After sorting the probabilities the next step is to create equal size decile groups. For e.g. If we create 5 decile groups then in each group there will be 20% of customers. Further first decile group will have the customers where the predicted probability will be highest and so on. The summary of the created decile group created on the dataset is represented below:

From our historical data, we further know that the positive response rate of 5%. Our advertising campaign dataset has 10,000 customers out of which 500 customers have responded. Suppose we target 2,000 customers therefore assuming a 5% success rate as per historical data, we will expect to see 100 customers responding.

But if we look at the response rate based on the first decile group the positive response rate (of 20%) is approx. 15% higher than the rate that we can expect to see. We can further see in the graph shown below that the response rate from the first three decile groups is higher than the average response rate.

Cumulative Gains

From the decile groups, we can easily calculate the cumulative gains. We can calculate the cumulative gain by taking the responders in a decile group and dividing it by the total number of responders as shown in the table below.

For example, In our advertising campaign dataset, 419 responders are there in the first decile group, and in total there are 500 responders, therefore cumulative gain from the first decile group will be 419/500 = 83.8%, and so on. In this way, we can have a cumulative gain curve as shown in the diagram below:

The dashed lines represent no gain which represents the results that we will achieve by contacting customers at random. The closer the cumulative gains line is to the top-left corner of the chart, the greater the gain; the higher the proportion of the responders that are reached for the lower proportion of customers contacted.

We can use the cumulative gain graph to select the customers and expect to achieve a higher probability of success based on a given marketing budget. The point that we decide from the graph which satisfies the marketing budget and gives better gains is called the tipping point.

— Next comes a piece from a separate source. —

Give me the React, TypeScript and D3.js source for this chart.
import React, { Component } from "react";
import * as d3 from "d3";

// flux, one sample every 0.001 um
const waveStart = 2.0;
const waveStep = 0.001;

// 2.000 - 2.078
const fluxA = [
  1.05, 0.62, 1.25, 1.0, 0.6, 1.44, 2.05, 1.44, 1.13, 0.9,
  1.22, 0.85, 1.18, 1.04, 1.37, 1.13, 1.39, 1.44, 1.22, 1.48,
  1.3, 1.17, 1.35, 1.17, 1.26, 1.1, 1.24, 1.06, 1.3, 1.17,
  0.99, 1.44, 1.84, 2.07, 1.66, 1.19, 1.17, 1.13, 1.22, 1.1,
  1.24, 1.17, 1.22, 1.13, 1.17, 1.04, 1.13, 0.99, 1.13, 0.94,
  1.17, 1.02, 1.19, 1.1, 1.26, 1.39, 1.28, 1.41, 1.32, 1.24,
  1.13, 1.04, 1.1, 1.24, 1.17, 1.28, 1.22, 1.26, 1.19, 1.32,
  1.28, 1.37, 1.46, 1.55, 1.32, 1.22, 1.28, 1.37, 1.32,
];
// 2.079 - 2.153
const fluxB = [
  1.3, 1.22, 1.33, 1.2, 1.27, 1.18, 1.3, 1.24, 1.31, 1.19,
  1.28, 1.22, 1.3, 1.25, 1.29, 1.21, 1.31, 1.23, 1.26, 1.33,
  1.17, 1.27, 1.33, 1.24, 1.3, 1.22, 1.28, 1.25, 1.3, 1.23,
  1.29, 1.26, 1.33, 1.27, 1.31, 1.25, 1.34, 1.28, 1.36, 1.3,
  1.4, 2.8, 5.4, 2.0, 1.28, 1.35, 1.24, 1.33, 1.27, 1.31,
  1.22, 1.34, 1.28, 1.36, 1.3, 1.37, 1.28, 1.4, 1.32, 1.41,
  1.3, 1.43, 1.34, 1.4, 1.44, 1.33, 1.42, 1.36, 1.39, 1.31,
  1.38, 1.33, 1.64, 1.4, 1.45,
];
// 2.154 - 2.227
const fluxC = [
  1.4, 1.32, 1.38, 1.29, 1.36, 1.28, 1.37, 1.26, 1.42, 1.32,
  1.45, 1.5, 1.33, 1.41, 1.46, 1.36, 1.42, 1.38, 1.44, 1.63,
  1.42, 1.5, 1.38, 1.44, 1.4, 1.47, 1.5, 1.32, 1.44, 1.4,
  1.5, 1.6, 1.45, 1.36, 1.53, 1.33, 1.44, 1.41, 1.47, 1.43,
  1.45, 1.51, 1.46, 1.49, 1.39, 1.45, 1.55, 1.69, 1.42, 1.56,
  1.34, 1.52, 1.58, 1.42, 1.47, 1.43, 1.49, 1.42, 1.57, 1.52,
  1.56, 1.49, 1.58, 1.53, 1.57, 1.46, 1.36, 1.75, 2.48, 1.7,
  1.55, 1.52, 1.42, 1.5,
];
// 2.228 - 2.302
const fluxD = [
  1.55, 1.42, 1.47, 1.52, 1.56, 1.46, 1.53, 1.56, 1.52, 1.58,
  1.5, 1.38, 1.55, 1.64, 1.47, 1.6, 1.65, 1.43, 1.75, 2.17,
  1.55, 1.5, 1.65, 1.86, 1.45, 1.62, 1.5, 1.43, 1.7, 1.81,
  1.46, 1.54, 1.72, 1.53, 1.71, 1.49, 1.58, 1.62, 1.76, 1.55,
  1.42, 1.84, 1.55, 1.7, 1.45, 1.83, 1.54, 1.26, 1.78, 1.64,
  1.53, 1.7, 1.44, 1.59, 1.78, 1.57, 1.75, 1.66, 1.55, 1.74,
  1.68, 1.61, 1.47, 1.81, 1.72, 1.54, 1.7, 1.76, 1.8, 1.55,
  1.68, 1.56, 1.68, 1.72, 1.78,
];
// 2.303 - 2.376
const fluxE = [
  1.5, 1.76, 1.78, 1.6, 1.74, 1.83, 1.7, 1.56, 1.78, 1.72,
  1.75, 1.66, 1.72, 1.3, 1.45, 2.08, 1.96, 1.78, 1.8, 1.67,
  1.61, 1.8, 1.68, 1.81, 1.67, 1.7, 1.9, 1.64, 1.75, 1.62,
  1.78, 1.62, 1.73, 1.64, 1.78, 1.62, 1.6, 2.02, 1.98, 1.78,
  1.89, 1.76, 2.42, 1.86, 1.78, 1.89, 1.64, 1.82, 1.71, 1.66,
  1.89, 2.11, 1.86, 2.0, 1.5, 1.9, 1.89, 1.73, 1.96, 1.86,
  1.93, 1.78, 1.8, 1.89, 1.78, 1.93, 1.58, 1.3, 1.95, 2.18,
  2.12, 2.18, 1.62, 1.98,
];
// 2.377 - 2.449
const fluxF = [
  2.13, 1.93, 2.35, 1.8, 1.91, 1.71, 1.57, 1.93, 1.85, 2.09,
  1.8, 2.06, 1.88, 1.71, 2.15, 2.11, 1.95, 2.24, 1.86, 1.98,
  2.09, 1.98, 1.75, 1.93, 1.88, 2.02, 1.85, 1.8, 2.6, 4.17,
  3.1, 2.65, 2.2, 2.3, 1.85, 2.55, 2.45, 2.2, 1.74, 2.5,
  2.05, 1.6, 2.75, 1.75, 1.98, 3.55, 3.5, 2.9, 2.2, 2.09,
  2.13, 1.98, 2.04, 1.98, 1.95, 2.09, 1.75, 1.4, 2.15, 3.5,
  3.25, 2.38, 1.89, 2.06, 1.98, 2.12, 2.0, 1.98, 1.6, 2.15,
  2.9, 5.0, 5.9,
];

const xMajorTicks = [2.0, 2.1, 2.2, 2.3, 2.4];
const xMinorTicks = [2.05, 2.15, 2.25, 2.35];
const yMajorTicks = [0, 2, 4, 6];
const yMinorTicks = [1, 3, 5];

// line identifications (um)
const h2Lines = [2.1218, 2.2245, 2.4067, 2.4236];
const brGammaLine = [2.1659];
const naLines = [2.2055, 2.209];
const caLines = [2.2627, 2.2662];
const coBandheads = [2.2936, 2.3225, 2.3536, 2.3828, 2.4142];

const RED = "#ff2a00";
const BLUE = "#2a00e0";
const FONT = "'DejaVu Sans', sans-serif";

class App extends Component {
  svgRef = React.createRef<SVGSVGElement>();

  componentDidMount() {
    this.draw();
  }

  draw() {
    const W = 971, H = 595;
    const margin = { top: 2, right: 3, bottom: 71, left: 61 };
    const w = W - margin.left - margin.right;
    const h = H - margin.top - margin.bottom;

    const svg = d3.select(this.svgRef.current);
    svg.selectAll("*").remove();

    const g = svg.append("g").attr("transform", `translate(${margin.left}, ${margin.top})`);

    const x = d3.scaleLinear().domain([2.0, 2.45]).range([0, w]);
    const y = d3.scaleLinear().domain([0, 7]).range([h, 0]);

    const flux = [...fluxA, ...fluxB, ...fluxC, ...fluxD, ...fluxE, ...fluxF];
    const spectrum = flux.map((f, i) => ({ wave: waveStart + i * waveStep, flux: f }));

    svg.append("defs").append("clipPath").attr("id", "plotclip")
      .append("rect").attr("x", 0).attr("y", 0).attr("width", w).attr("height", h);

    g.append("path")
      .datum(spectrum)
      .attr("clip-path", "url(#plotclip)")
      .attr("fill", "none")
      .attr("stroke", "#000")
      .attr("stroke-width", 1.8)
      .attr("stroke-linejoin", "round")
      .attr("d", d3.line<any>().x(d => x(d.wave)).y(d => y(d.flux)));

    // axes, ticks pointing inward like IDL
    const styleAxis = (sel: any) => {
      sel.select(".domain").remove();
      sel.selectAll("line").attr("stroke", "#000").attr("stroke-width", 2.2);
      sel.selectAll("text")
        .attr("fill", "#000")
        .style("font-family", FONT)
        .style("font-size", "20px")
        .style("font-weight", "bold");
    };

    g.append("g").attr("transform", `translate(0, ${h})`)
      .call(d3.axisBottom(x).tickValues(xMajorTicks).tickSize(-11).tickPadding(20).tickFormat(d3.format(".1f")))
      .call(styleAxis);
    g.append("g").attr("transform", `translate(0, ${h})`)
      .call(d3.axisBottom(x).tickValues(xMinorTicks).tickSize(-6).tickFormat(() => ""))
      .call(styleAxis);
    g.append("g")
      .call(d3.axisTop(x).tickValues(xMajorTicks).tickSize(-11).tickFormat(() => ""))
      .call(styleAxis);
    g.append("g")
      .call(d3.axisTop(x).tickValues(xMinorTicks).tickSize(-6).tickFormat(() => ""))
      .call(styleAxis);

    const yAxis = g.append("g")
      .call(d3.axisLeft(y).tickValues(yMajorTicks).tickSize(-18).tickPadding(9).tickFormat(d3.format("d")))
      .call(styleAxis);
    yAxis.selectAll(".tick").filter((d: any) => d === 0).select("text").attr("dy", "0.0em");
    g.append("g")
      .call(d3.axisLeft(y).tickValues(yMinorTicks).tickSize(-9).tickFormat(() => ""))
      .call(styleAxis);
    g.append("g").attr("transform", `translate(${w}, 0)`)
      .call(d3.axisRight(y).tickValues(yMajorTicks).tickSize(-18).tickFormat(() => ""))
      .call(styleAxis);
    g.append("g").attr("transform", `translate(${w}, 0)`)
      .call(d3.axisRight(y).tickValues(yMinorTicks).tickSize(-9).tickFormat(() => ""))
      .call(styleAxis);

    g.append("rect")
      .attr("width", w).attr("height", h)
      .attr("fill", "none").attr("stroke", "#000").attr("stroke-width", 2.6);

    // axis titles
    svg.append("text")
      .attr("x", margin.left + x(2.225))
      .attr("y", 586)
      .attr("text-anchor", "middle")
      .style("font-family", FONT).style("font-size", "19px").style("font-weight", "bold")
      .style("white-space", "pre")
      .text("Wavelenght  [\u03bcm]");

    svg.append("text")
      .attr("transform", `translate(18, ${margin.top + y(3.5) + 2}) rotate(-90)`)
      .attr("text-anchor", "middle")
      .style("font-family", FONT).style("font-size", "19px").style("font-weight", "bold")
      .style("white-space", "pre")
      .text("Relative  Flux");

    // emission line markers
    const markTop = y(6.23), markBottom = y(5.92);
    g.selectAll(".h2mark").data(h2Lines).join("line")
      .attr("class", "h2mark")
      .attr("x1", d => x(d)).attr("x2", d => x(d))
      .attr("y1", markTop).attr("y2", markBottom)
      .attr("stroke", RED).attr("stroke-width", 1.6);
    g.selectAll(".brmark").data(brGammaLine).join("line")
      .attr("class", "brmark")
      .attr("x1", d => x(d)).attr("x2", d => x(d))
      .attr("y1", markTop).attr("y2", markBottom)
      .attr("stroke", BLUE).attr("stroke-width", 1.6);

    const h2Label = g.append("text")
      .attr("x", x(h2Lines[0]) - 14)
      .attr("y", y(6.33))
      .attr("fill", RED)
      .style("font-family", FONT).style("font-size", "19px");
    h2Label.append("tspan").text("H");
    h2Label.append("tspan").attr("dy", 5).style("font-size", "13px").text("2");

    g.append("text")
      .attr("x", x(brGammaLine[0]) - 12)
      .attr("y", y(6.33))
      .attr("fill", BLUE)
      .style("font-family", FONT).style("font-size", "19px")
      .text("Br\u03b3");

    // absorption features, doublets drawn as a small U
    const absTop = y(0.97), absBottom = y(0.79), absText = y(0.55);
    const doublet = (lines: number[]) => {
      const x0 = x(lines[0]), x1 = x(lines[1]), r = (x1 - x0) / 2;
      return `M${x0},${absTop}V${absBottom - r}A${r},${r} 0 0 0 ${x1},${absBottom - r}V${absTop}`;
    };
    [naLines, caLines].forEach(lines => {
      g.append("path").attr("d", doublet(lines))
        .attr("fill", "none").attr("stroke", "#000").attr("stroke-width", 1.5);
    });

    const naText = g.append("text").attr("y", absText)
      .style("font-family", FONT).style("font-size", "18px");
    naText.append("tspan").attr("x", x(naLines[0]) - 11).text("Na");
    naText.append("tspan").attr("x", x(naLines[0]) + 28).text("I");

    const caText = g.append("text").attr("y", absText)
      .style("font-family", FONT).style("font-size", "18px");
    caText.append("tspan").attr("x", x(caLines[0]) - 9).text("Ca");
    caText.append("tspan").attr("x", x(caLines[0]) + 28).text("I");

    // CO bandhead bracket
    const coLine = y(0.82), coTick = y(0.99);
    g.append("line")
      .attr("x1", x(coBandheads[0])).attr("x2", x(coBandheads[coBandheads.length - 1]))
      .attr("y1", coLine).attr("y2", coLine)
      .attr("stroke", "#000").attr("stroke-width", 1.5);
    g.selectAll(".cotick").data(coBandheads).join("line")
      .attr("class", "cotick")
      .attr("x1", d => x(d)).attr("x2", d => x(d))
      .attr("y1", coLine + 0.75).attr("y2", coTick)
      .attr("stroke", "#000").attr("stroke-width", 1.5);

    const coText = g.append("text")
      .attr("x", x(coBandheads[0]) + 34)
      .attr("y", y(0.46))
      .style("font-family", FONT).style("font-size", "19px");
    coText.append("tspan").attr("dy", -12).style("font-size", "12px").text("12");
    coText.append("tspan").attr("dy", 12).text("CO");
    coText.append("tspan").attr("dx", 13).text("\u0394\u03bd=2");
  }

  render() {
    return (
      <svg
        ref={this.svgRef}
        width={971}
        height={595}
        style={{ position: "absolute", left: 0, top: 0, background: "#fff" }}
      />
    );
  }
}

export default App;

With this, we have our first curve of cumulative gain created which can be used to decide the customer base and maximize profitability. Next, let's move forward and define the lift curve.

Lift Curve

To complete the analysis, we will be calculating the lift of the trained machine learning model on the advertising campaign dataset. The lift is simply the ratio of the percentage of responders reached to the percentage of customers contacted. Refer to the table shown below:

Therefore, the lift of 1 will means that there is no gain as compared to contacting customers at random. Our focus is to have a lift greater than 1 and the higher the better. If we see our first decile group we are getting the lift of 4.19, which means that we will be reaching 4.19 times more number of the responders as compared to reaching them at random and so on. The figure shown below displays the lift curve of the above-created deciles.

Summary

The Cumulative response curve is helpful and gives intuitive results for the problem statement that we have defined of targeting customers to maximize the gains. In a similar way, the Cumulative response curve can be used for other related problems as well. A few examples include deciding on the retention scheme to avoid churns, deciding on the credit card offer and reducing payment defaults, etc.